Please pray for our church and for the presbytery to have wisdom to know if it is good for the kingdom to complete this partnership.

Incorporating the New City Catechism into Sunday Worship

I am sure you noticed something different in our order of worship on Sunday morning. That isn't something you will see very often at Trinity since we maintain a simple and consistent (but hopefully robust, biblical, and historical) liturgry. But this past Sunday, we did make an addition that will continue on from here on out.

This past Sunday we incorporated a catechism question from the New City Catechism into the creedal confession portion of our service. So after we recited the Apostles' Creed together, the congregation was asked, "What is our only hope in life and death?" To which we responded, "That we are not our own but belong, body and soul, both in life and death, to God and to our Savior Jesus Christ." Next Sunday, we will be asked the second question of the catechism, and we will continue this pattern for a total of 52 weeks until we complete it. (Hint: We will then start again at question 1)

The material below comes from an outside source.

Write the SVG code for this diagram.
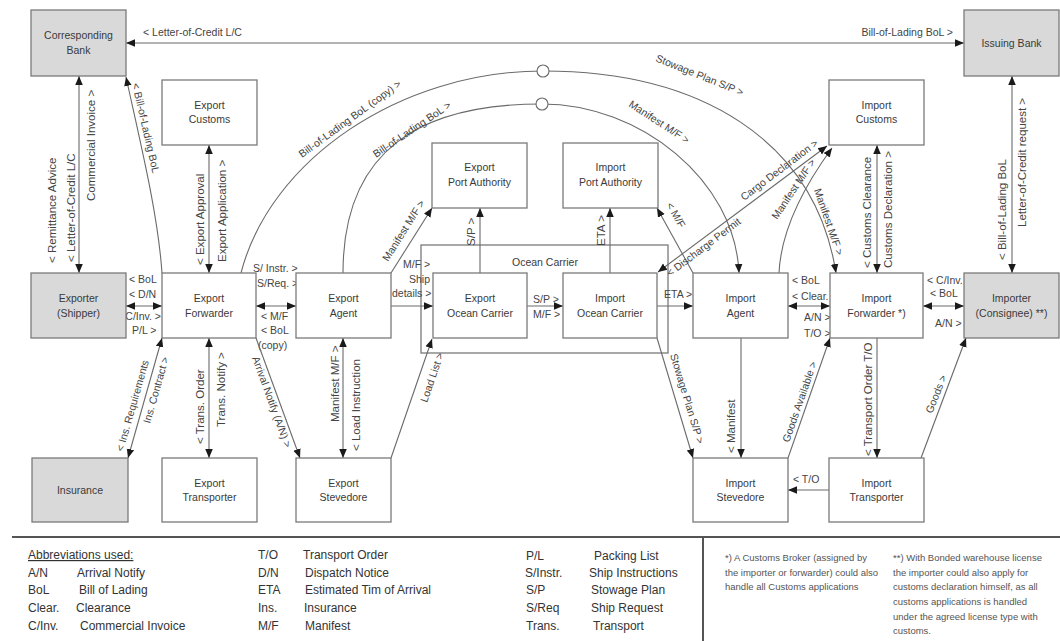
<svg xmlns="http://www.w3.org/2000/svg" width="1060" height="641" viewBox="0 0 1060 641">
<style>
text{font-family:"Liberation Sans",Arial,sans-serif}
.box{fill:#fff;stroke:#7a7a7a;stroke-width:1.3}
.gbox{fill:#d9d9d9;stroke:#7a7a7a;stroke-width:1.3}
.oc{fill:none;stroke:#7a7a7a;stroke-width:1.3}
.ln{fill:none;stroke:#6a6a6a;stroke-width:1.1}
.e{marker-end:url(#ah)}
.b{marker-end:url(#ah);marker-start:url(#ah)}
.nl{font-size:10.5px;fill:#3a3a3a;text-anchor:middle}
.lb{font-size:10.5px;fill:#444}
.lg{font-size:12px;fill:#333}
.nt{font-size:9.5px;fill:#555}
.jc{fill:#fff;stroke:#6a6a6a;stroke-width:1.1}
</style>
<defs>
<marker id="ah" viewBox="0 0 10 10" refX="10" refY="5" markerWidth="9" markerHeight="9" markerUnits="userSpaceOnUse" orient="auto-start-reverse"><path d="M0,0.8 L10,5 L0,9.2 z" fill="#1a1a1a"/></marker>
</defs>
<rect width="1060" height="641" fill="#fff"/>

<g id="n-ocean-carrier"><rect class="oc" x="421" y="245" width="247" height="108"/><text class="nl" x="545" y="266">Ocean Carrier</text></g>

<g id="connectors">
<path class="ln b" d="M126 43H964"/>
<text class="lb" x="143" y="36">&lt; Letter-of-Credit L/C</text>
<text class="lb" x="953" y="36" text-anchor="end">Bill-of-Lading BoL &gt;</text>

<path class="ln b" d="M79 76V273"/>
<text class="lb" transform="translate(56,263) rotate(-90) scale(1.1,1)">&lt; Remittance Advice</text>
<text class="lb" transform="translate(74.5,262) rotate(-90) scale(1.1,1)">&lt; Letter-of-Credit L/C</text>
<text class="lb" transform="translate(95,201) rotate(-90) scale(1.1,1)">Commercial Invoice &gt;</text>

<path class="ln e" d="M162 273C158 215 142 150 126 77"/>
<text class="lb" transform="translate(132,84) rotate(77)">&lt; Bill-of-Lading BoL</text>

<path class="ln b" d="M209 145V273"/>
<text class="lb" transform="translate(204,265) rotate(-90) scale(1.1,1)">&lt; Export Approval</text>
<text class="lb" transform="translate(226,262) rotate(-90) scale(1.1,1)">Export Application &gt;</text>

<path class="ln b" d="M126 306H162"/>
<text class="lb" x="129" y="283">&lt; BoL</text>
<text class="lb" x="129" y="298">&lt; D/N</text>
<text class="lb" x="161" y="320" text-anchor="end">C/Inv. &gt;</text>
<text class="lb" x="132" y="334">P/L &gt;</text>

<path class="ln b" d="M256 306H296"/>
<text class="lb" x="253" y="272">S/ Instr. &gt;</text>
<text class="lb" x="257" y="287">S/Req. &gt;</text>
<text class="lb" x="261" y="320">&lt; M/F</text>
<text class="lb" x="261" y="334">&lt; BoL</text>
<text class="lb" x="258" y="349">(copy)</text>

<path class="ln b" d="M162 338L128 458"/>
<text class="lb" transform="translate(123,452) rotate(-74)">&lt; Ins. Requirements</text>
<text class="lb" transform="translate(150,424) rotate(-74)">Ins. Contract &gt;</text>

<path class="ln b" d="M209 338V458"/>
<text class="lb" transform="translate(204,444) rotate(-90) scale(1.1,1)">&lt; Trans. Order</text>
<text class="lb" transform="translate(225,427) rotate(-90) scale(1.1,1)">Trans. Notify &gt;</text>

<path class="ln e" d="M256 338L300 458"/>
<text class="lb" transform="translate(252,358) rotate(70)">Arrival Notify (A/N) &gt;</text>

<path class="ln b" d="M343 338V458"/>
<text class="lb" transform="translate(339,422) rotate(-90) scale(1.1,1)">Manifest M/F &gt;</text>
<text class="lb" transform="translate(360,451) rotate(-90) scale(1.1,1)">&lt; Load Instruction</text>

<path class="ln e" d="M391 306H433"/>
<text class="lb" x="403" y="268">M/F &gt;</text>
<text class="lb" x="409" y="283">Ship</text>
<text class="lb" x="392" y="297">details &gt;</text>

<path class="ln e" d="M391 273L432 208"/>
<text class="lb" transform="translate(388,262) rotate(-57.8)">Manifest M/F &gt;</text>

<path class="ln e" d="M480 273V208"/>
<text class="lb" transform="translate(475,246) rotate(-90) scale(1.1,1)">S/P &gt;</text>

<path class="ln e" d="M527 306H563"/>
<text class="lb" x="533" y="303">S/P &gt;</text>
<text class="lb" x="533" y="318">M/F &gt;</text>

<path class="ln e" d="M610 273V208"/>
<text class="lb" transform="translate(605,246) rotate(-90) scale(1.1,1)">ETA &gt;</text>

<path class="ln e" d="M657 306H693"/>
<text class="lb" x="664" y="298">ETA &gt;</text>

<path class="ln e" d="M693 273L657 208"/>
<text class="lb" transform="translate(666,205) rotate(60)">&lt; M/F</text>

<path class="ln b" d="M658 272L827 146"/>
<text class="lb" transform="translate(744,201) rotate(-37)">Cargo Declaration &gt;</text>
<text class="lb" transform="translate(670,277) rotate(-37)">&lt; Discharge Permit</text>

<path class="ln e" d="M779 273C781 230 805 185 832 148"/>
<text class="lb" transform="translate(777,220) rotate(-56)">Manifest M/F &gt;</text>

<path class="ln e" d="M343 273C343 150 420 104 542 104C640 104 735 180 739 273"/>
<text class="lb" transform="translate(376,158) rotate(-34)">Bill-of-Lading BoL &gt;</text>
<text class="lb" transform="translate(628,106) rotate(33)">Manifest M/F &gt;</text>

<path class="ln e" d="M241 273C270 160 400 71 543 71C700 71 815 140 836 273"/>
<text class="lb" transform="translate(302,158) rotate(-36)">Bill-of-Lading BoL (copy) &gt;</text>
<text class="lb" transform="translate(655,61) rotate(22)">Stowage Plan S/P &gt;</text>
<text class="lb" transform="translate(814,190) rotate(71)">Manifest M/F &gt;</text>
<circle class="jc" cx="543" cy="71" r="6"/>
<circle class="jc" cx="542" cy="104" r="6"/>

<path class="ln e" d="M657 338L693 458"/>
<text class="lb" transform="translate(670,355) rotate(73)">Stowage Plan S/P &gt;</text>

<path class="ln e" d="M391 458L432 339"/>
<text class="lb" transform="translate(427,403) rotate(-71)">Load List &gt;</text>

<path class="ln e" d="M741 338V458"/>
<text class="lb" transform="translate(735,453) rotate(-90) scale(1.1,1)">&lt; Manifest</text>

<path class="ln e" d="M829 490H788"/>
<text class="lb" x="793" y="483">&lt; T/O</text>

<path class="ln e" d="M788 458L830 338"/>
<text class="lb" transform="translate(789,443) rotate(-70.7)">Goods Available &gt;</text>

<path class="ln e" d="M877 338V458"/>
<text class="lb" transform="translate(872,456) rotate(-90) scale(1.1,1)">&lt; Transport Order T/O</text>

<path class="ln e" d="M921 458L966 338"/>
<text class="lb" transform="translate(932,414) rotate(-68)">Goods &gt;</text>

<path class="ln b" d="M877 145V273"/>
<text class="lb" transform="translate(871,268) rotate(-90) scale(1.1,1)">&lt; Customs Clearance</text>
<text class="lb" transform="translate(892,268) rotate(-90) scale(1.1,1)">Customs Declaration &gt;</text>

<path class="ln b" d="M788 306H830"/>
<text class="lb" x="792" y="284">&lt; BoL</text>
<text class="lb" x="792" y="300">&lt; Clear.</text>
<text class="lb" x="804" y="321">A/N &gt;</text>
<text class="lb" x="804" y="337">T/O &gt;</text>

<path class="ln b" d="M923 306H964"/>
<text class="lb" x="927" y="284">&lt; C/Inv.</text>
<text class="lb" x="930" y="297">&lt; BoL</text>
<text class="lb" x="935" y="327">A/N &gt;</text>

<path class="ln b" d="M1012 76V273"/>
<text class="lb" transform="translate(1006,260) rotate(-90) scale(1.1,1)">&lt; Bill-of-Lading BoL</text>
<text class="lb" transform="translate(1026,227) rotate(-90) scale(1.1,1)">Letter-of-Credit request &gt;</text>
</g>

<g id="n-corresponding-bank"><rect class="gbox" x="31" y="10" width="95" height="66"/><text class="nl" x="78.5" y="39">Corresponding</text><text class="nl" x="78.5" y="54">Bank</text></g>
<g id="n-issuing-bank"><rect class="gbox" x="964" y="10" width="95" height="66"/><text class="nl" x="1011.5" y="47">Issuing Bank</text></g>
<g id="n-export-customs"><rect class="box" x="162" y="80" width="95" height="65"/><text class="nl" x="209.5" y="109">Export</text><text class="nl" x="209.5" y="123">Customs</text></g>
<g id="n-import-customs"><rect class="box" x="829" y="80" width="95" height="65"/><text class="nl" x="876.5" y="109">Import</text><text class="nl" x="876.5" y="123">Customs</text></g>
<g id="n-export-port-authority"><rect class="box" x="432" y="143" width="95" height="65"/><text class="nl" x="479.5" y="171">Export</text><text class="nl" x="479.5" y="186">Port Authority</text></g>
<g id="n-import-port-authority"><rect class="box" x="563" y="143" width="95" height="65"/><text class="nl" x="610.5" y="171">Import</text><text class="nl" x="610.5" y="186">Port Authority</text></g>
<g id="n-exporter"><rect class="gbox" x="31" y="273" width="95" height="65"/><text class="nl" x="78.5" y="302">Exporter</text><text class="nl" x="78.5" y="317">(Shipper)</text></g>
<g id="n-export-forwarder"><rect class="box" x="162" y="273" width="94" height="65"/><text class="nl" x="209" y="302">Export</text><text class="nl" x="209" y="317">Forwarder</text></g>
<g id="n-export-agent"><rect class="box" x="296" y="273" width="95" height="65"/><text class="nl" x="343.5" y="302">Export</text><text class="nl" x="343.5" y="317">Agent</text></g>
<g id="n-export-ocean-carrier"><rect class="box" x="433" y="273" width="94" height="65"/><text class="nl" x="480" y="302">Export</text><text class="nl" x="480" y="317">Ocean Carrier</text></g>
<g id="n-import-ocean-carrier"><rect class="box" x="563" y="273" width="94" height="65"/><text class="nl" x="610" y="302">Import</text><text class="nl" x="610" y="317">Ocean Carrier</text></g>
<g id="n-import-agent"><rect class="box" x="693" y="273" width="95" height="65"/><text class="nl" x="740.5" y="302">Import</text><text class="nl" x="740.5" y="317">Agent</text></g>
<g id="n-import-forwarder"><rect class="box" x="830" y="273" width="93" height="65"/><text class="nl" x="876.5" y="302">Import</text><text class="nl" x="876.5" y="317">Forwarder *)</text></g>
<g id="n-importer"><rect class="gbox" x="964" y="273" width="95" height="65"/><text class="nl" x="1011.5" y="302">Importer</text><text class="nl" x="1011.5" y="317">(Consignee) **)</text></g>
<g id="n-insurance"><rect class="gbox" x="32" y="458" width="96" height="64"/><text class="nl" x="80" y="494">Insurance</text></g>
<g id="n-export-transporter"><rect class="box" x="162" y="458" width="95" height="64"/><text class="nl" x="209.5" y="487">Export</text><text class="nl" x="209.5" y="501">Transporter</text></g>
<g id="n-export-stevedore"><rect class="box" x="296" y="458" width="95" height="64"/><text class="nl" x="343.5" y="487">Export</text><text class="nl" x="343.5" y="501">Stevedore</text></g>
<g id="n-import-stevedore"><rect class="box" x="693" y="458" width="95" height="64"/><text class="nl" x="740.5" y="487">Import</text><text class="nl" x="740.5" y="501">Stevedore</text></g>
<g id="n-import-transporter"><rect class="box" x="829" y="458" width="95" height="64"/><text class="nl" x="876.5" y="487">Import</text><text class="nl" x="876.5" y="501">Transporter</text></g>

<g id="legend">
<path d="M12 537H1060M703 537V641" fill="none" stroke="#555" stroke-width="2"/>
<text class="lg" x="28" y="559" text-decoration="underline">Abbreviations used:</text>
<text class="lg" x="28" y="577">A/N</text><text class="lg" x="77" y="577">Arrival Notify</text>
<text class="lg" x="28" y="594">BoL</text><text class="lg" x="79" y="594">Bill of Lading</text>
<text class="lg" x="28" y="612">Clear.</text><text class="lg" x="76" y="612">Clearance</text>
<text class="lg" x="28" y="630">C/Inv.</text><text class="lg" x="80" y="630">Commercial Invoice</text>
<text class="lg" x="258" y="559">T/O</text><text class="lg" x="303" y="559">Transport Order</text>
<text class="lg" x="258" y="577">D/N</text><text class="lg" x="305" y="577">Dispatch Notice</text>
<text class="lg" x="258" y="594">ETA</text><text class="lg" x="305" y="594">Estimated Tim of Arrival</text>
<text class="lg" x="258" y="612">Ins.</text><text class="lg" x="304" y="612">Insurance</text>
<text class="lg" x="258" y="630">M/F</text><text class="lg" x="305" y="630">Manifest</text>
<text class="lg" x="526" y="560">P/L</text><text class="lg" x="594" y="560">Packing List</text>
<text class="lg" x="525" y="577">S/Instr.</text><text class="lg" x="589" y="577">Ship Instructions</text>
<text class="lg" x="526" y="594">S/P</text><text class="lg" x="591" y="594">Stowage Plan</text>
<text class="lg" x="526" y="612">S/Req</text><text class="lg" x="591" y="612">Ship Request</text>
<text class="lg" x="526" y="630">Trans.</text><text class="lg" x="593" y="630">Transport</text>
<text class="nt" x="725" y="561">*) A Customs Broker (assigned by</text>
<text class="nt" x="725" y="576">the importer or forwarder) could also</text>
<text class="nt" x="725" y="590">handle all Customs applications</text>
<text class="nt" x="893" y="561">**) With Bonded warehouse license</text>
<text class="nt" x="893" y="576">the importer could also apply for</text>
<text class="nt" x="893" y="590">customs declaration himself, as all</text>
<text class="nt" x="893" y="605">customs applications is handled</text>
<text class="nt" x="893" y="620">under the agreed license type with</text>
<text class="nt" x="893" y="634">customs.</text>
</g>
</svg>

Now since this is a new practice, it needs some explanation. As pastors, we don't want to confuse anyone or give the impression that this was a rash decision. We certainly are open to your questions or concerns about this practice. But first, listen to some of the reasons we decided to start this practice now.

First, this practice will further train us as a congregation in sound doctrine, morality, and devotion. The questions we will be asked and then answer each Sunday are rich theologically, drawing on the historic catechisms of the Christian faith, but aimed at our current historical and cultural context. Each moment and place faces its own temptations and trials, and so while the historic catechisms are rich, some of the content and certainly the language is not best suited for today. The New City Catechism was written as a collaborative project by many of the Reformed Evangelical leaders we learn from at Trinity Church.

Second, this practice introduces our church to yet another resource to teach the Christian faith to our children. The call to make disciples of all nations begins at home. We each have a responsibility to God and to our children to saturate our childrens' imaginations with the Christian story of creation, fall, and redemption and with the doctrines that flow from that story. We hope that by using this catechism in our service, parents in our church will begin using this tool with their children over the dinner table, at bedtime, or in the car. The New City Catechism application for the ipad and online website provide scripture references, video explanations, commentary, and learning tools to make the tool more effective.

Third, this practice will also provide further doctrinal context to the preaching of the word each week. One of the reasons we recite the creed and answer a catechism question each week is to provide a confessional background to our preaching. While Scripture alone is normative (it is the final authority and standard), creeds, confessions, and catechism outline what we as Christians have understood the Scriptures to teach. So they guard us against novel and unorthodox interpretations.

Fourth, this practice is beginning now because September is the start of new school year, and this always marks an unofficial yet very real "new" season in the life of every church in our context. Everyone's schedule starts getting more consistent, and new people who have just moved into town start settling into a church. So by beginning the catechism in September, we hope that those who may be with us for the next year will have a chance to go through the entire catechism.

There are many other biblical, historical, and pedagogical reasons we could give for why we are beginning this practice, but we hope that these three give you something to hold on to until you can talk more in depth with one of the elders. We are excited to begin using this catechism together as a church, and we hope you will begin exploring the New City Catechism online.